The combustion assembly 60 also includes a tunable transition piece aft-frame 30 that is attached to the aft end 24 of the transition piece 18 and is configured such that combustion products flowing from the transition piece 18 pass through the aft-frame 30 and into the combustion product receiving apparatus 62. The aft-frame 30 may be attached to the transition piece 18 by any means. As illustrated, the aft-frame 30 is welded to the aft end 24 at the outer lip 46 of the flange 38. In addition, the aft-frame 30 may comprise other elements or may be further configured as is in accordance with any of the embodiments illustrated herein and described above.

A plurality of dilution holes 40 is formed in the aft-frame 30 and configured to allow dilution air to enter the flow of the combustion products to shape or tune the exit temperature profile. As explained above, the dilution holes 40 may have any size, shape or arrangement depending primarily on the desired exit profile of the combustion products and may be generally configured in accordance with any of the embodiments illustrated herein and described above.

This written description uses examples to disclose the invention, including the best mode, and also to enable any person skilled in the art to practice the invention, including making and using any devices or systems and performing any incorporated methods.

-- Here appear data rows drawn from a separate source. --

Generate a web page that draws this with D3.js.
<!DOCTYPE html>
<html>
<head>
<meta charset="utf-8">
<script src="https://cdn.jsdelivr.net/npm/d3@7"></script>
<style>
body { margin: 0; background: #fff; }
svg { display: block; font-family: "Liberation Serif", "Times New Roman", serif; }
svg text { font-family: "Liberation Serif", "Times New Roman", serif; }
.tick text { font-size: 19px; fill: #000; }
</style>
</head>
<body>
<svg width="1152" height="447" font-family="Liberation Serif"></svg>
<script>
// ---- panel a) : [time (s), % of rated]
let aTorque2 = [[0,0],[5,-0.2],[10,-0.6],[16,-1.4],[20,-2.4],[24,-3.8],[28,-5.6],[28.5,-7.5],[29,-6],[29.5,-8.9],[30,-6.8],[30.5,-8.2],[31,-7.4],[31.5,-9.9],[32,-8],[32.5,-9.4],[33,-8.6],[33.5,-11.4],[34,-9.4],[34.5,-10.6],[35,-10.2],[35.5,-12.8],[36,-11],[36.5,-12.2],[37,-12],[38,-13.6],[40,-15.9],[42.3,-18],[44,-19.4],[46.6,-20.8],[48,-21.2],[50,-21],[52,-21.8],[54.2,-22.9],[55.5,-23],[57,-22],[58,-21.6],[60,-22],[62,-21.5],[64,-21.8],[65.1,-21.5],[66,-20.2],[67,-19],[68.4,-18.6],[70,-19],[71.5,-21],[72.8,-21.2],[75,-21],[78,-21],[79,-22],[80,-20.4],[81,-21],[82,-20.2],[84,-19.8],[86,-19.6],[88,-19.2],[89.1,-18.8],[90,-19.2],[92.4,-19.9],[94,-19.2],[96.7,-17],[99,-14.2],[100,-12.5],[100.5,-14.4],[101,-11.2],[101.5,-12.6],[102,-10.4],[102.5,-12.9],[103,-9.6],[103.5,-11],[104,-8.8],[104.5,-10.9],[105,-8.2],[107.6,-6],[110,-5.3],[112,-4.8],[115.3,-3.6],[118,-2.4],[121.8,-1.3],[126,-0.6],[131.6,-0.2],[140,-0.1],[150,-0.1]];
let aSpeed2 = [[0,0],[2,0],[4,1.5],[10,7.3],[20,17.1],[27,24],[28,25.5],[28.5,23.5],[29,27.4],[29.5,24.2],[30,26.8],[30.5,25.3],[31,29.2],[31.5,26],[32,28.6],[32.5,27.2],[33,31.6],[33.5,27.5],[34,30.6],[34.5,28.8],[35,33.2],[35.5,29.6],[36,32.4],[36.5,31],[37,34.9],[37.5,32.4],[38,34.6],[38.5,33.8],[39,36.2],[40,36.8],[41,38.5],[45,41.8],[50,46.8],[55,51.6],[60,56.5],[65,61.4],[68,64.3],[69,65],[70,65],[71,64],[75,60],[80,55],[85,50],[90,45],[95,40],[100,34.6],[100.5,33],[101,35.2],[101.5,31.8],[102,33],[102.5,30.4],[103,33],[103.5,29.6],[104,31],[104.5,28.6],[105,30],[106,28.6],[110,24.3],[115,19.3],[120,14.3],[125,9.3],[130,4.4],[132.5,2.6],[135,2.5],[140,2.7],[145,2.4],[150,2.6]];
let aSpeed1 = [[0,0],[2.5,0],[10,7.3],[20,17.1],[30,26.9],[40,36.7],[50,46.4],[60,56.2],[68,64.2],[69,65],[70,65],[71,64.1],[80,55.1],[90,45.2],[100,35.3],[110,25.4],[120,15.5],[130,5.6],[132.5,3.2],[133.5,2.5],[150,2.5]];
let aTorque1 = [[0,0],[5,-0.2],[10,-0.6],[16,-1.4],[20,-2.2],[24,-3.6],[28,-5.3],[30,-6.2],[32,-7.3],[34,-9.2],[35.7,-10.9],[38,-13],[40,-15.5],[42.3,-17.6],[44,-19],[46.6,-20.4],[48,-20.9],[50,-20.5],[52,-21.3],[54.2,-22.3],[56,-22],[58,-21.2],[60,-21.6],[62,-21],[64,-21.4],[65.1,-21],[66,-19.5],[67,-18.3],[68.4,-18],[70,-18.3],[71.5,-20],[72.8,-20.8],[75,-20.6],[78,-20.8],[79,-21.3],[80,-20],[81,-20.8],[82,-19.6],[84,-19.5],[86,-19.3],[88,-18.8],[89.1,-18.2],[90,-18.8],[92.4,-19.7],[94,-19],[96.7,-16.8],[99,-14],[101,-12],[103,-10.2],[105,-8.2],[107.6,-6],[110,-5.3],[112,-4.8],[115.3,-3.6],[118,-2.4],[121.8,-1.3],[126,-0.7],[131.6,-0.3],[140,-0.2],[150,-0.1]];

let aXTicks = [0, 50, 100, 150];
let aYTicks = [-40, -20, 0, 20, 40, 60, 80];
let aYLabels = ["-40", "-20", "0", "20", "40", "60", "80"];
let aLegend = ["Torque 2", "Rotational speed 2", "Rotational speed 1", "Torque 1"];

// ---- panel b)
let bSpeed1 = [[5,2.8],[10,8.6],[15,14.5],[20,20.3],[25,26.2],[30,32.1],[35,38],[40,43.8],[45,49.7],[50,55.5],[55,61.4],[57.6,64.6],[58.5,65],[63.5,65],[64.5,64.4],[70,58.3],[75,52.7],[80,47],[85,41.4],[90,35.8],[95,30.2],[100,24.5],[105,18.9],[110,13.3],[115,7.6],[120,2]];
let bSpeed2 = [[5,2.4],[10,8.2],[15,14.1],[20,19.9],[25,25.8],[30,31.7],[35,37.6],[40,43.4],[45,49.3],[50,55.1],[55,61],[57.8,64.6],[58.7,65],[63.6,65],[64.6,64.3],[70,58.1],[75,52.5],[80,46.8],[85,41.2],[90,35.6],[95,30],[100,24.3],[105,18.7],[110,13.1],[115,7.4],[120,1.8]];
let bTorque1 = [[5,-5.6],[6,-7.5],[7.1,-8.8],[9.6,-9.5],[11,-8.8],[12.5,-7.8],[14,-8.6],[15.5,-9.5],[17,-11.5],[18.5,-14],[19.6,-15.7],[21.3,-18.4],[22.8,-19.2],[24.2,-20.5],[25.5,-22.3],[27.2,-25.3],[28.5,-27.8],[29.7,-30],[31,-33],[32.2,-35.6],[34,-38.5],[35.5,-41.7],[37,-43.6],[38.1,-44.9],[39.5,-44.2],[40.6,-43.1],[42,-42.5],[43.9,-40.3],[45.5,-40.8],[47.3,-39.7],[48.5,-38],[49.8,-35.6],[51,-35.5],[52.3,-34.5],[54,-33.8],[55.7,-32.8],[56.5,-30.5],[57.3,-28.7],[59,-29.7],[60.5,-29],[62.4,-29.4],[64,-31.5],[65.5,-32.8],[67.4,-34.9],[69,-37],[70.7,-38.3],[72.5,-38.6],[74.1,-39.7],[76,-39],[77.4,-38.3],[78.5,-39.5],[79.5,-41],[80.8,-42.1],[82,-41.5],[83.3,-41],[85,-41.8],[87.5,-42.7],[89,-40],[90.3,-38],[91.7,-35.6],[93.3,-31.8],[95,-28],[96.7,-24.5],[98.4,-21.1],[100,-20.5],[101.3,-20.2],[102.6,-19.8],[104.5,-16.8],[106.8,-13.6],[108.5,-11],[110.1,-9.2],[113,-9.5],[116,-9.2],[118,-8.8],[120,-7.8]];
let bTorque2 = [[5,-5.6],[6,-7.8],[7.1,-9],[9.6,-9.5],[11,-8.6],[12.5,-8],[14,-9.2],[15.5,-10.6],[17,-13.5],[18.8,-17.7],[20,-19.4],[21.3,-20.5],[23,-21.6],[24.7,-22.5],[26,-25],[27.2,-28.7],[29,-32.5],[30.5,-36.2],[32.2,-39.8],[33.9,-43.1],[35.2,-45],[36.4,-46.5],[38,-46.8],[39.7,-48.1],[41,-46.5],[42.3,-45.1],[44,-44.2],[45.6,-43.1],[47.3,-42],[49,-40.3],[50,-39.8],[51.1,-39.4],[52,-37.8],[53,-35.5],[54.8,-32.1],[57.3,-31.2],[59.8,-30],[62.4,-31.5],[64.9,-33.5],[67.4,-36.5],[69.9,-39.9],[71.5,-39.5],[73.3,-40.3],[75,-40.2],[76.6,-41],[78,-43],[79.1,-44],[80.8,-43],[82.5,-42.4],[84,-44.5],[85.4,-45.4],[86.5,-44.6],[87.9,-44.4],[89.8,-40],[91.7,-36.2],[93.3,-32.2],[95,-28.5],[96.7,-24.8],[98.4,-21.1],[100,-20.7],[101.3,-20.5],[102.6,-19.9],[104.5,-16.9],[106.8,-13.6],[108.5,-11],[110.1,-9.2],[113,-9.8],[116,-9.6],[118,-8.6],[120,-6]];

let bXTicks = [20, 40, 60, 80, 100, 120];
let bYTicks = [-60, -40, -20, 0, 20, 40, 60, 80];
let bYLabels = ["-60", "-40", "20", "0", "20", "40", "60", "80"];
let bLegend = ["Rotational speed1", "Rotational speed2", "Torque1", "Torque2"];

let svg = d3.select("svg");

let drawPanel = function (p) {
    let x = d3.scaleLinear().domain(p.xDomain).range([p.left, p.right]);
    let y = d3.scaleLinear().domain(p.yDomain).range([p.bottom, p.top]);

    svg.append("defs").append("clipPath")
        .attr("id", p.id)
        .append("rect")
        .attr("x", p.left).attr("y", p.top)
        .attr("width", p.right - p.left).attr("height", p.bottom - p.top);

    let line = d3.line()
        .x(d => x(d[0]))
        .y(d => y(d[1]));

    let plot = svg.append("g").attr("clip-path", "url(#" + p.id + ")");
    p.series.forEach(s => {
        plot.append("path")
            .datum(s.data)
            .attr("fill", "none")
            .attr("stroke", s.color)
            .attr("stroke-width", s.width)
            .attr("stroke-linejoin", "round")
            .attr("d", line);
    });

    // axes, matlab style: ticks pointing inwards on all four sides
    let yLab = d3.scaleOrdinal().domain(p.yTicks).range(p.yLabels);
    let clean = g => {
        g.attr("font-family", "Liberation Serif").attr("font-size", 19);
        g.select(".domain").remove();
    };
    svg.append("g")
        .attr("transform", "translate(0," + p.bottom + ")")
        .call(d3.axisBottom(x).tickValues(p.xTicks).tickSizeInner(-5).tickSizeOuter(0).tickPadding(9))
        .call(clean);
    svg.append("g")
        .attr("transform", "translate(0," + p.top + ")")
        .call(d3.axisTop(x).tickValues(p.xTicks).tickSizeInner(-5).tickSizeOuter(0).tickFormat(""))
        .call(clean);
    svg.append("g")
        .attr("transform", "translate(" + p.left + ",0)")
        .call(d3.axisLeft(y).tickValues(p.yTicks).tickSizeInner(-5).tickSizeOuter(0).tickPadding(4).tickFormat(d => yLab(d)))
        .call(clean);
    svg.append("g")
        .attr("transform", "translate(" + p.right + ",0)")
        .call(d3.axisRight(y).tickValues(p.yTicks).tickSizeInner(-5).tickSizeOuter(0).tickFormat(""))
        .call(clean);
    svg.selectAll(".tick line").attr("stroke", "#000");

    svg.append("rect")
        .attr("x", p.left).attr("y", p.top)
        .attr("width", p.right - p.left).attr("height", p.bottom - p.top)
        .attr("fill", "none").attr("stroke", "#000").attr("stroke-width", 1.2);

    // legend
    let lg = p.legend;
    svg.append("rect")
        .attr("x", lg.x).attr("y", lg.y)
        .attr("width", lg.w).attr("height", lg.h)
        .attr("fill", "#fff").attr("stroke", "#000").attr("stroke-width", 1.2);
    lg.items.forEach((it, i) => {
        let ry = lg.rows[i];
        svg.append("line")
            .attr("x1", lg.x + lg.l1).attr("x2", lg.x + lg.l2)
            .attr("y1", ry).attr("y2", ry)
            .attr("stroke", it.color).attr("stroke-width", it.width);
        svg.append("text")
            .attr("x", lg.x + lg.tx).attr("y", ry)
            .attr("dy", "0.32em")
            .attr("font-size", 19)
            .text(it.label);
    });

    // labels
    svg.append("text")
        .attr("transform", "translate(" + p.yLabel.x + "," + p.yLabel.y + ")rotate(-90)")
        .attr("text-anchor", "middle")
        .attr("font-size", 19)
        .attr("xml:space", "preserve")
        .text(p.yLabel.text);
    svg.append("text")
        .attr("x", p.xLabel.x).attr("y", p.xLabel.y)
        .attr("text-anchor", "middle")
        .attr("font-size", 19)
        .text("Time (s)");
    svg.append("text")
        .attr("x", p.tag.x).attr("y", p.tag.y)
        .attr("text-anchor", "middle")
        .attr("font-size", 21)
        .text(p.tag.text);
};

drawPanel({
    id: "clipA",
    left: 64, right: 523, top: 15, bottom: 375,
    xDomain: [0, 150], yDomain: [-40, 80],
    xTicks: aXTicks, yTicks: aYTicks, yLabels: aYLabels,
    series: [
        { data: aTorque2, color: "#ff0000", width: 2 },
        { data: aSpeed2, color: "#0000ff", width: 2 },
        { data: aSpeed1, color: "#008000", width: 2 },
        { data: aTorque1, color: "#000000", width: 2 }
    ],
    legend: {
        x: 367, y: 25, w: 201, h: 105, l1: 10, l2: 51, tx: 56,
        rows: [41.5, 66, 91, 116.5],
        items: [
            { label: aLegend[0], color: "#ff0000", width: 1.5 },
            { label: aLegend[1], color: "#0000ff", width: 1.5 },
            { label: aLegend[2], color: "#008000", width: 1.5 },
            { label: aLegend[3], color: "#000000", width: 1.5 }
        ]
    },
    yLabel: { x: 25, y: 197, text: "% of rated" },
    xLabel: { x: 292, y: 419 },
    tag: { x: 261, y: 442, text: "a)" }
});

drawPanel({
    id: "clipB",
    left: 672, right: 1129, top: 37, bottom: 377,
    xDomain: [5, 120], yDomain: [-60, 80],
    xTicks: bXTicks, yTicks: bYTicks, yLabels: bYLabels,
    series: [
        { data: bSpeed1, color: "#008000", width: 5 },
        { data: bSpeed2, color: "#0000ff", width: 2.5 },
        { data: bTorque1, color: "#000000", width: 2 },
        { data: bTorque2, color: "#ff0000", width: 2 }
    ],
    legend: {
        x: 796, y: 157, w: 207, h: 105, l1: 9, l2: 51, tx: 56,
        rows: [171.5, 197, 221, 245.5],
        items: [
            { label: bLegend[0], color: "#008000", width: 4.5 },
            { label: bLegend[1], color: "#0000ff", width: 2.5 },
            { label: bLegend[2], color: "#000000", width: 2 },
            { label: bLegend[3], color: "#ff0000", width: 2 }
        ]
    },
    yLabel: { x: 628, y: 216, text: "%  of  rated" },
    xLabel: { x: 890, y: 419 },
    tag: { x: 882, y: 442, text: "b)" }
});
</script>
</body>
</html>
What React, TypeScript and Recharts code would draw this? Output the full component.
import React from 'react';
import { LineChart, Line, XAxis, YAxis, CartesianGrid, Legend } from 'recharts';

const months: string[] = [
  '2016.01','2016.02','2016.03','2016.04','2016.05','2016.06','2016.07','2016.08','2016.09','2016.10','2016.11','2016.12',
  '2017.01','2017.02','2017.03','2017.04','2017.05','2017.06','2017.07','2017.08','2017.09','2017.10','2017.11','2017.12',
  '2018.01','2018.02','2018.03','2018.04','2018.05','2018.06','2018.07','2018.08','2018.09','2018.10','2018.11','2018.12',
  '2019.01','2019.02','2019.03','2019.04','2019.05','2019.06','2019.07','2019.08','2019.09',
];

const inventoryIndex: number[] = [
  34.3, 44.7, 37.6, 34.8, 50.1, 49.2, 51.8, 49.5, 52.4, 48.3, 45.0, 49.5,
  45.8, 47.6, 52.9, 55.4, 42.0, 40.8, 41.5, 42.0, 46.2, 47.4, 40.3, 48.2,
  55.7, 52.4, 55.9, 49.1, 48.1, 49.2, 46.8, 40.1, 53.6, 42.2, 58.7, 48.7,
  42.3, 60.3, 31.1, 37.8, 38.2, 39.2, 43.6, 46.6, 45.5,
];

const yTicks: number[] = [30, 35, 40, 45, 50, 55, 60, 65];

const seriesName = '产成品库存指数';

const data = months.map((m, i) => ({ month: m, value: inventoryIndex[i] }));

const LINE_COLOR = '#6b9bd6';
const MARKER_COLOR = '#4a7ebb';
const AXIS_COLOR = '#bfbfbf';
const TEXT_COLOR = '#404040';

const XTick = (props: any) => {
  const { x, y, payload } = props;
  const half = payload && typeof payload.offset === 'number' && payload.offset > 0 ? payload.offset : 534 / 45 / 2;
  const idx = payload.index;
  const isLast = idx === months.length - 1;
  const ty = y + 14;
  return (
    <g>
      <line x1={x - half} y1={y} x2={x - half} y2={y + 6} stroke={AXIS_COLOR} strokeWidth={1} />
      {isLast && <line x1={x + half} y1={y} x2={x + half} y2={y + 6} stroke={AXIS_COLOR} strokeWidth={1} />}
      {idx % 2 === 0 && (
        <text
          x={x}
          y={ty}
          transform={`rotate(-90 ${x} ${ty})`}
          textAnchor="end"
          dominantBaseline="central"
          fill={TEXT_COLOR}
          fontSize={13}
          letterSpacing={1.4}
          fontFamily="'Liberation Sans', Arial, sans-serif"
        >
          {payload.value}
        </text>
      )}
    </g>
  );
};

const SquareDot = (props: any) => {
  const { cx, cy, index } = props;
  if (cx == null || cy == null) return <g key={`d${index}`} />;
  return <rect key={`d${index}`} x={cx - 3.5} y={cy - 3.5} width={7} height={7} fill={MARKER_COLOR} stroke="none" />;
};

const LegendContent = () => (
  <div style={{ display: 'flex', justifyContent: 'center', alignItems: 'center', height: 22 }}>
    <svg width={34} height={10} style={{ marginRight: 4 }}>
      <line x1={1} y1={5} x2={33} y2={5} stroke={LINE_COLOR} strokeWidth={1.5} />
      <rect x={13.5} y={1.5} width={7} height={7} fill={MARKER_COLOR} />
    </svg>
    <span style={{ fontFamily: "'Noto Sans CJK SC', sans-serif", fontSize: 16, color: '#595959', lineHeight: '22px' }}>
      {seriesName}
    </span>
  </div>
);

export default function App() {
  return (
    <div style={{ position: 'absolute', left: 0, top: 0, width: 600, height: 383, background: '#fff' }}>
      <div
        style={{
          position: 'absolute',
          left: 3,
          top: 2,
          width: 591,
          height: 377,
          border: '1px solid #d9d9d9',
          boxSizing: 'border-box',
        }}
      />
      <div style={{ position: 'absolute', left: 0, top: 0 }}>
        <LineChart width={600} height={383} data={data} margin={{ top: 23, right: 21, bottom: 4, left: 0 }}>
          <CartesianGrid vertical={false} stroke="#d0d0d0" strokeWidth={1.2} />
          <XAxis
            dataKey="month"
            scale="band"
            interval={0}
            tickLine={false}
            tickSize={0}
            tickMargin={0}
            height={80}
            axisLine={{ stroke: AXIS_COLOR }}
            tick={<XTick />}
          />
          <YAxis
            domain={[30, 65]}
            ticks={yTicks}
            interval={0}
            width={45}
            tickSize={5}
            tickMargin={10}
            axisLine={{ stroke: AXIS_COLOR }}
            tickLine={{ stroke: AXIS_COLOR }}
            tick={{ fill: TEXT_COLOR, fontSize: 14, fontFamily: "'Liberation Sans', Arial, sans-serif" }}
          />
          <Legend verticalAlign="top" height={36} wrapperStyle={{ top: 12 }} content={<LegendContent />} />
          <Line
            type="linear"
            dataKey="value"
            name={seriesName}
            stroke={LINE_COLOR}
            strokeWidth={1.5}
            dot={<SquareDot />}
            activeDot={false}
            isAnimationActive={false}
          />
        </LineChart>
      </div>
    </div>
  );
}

The patentable scope of the invention is defined by the claims, and may include other examples that occur to those skilled in the art. Such other examples are intended to be within the scope of the claims if they include structural elements that do not differ from the literal language of the claims, or if they include equivalent structural elements with insubstantial differences from the literal languages of the claims.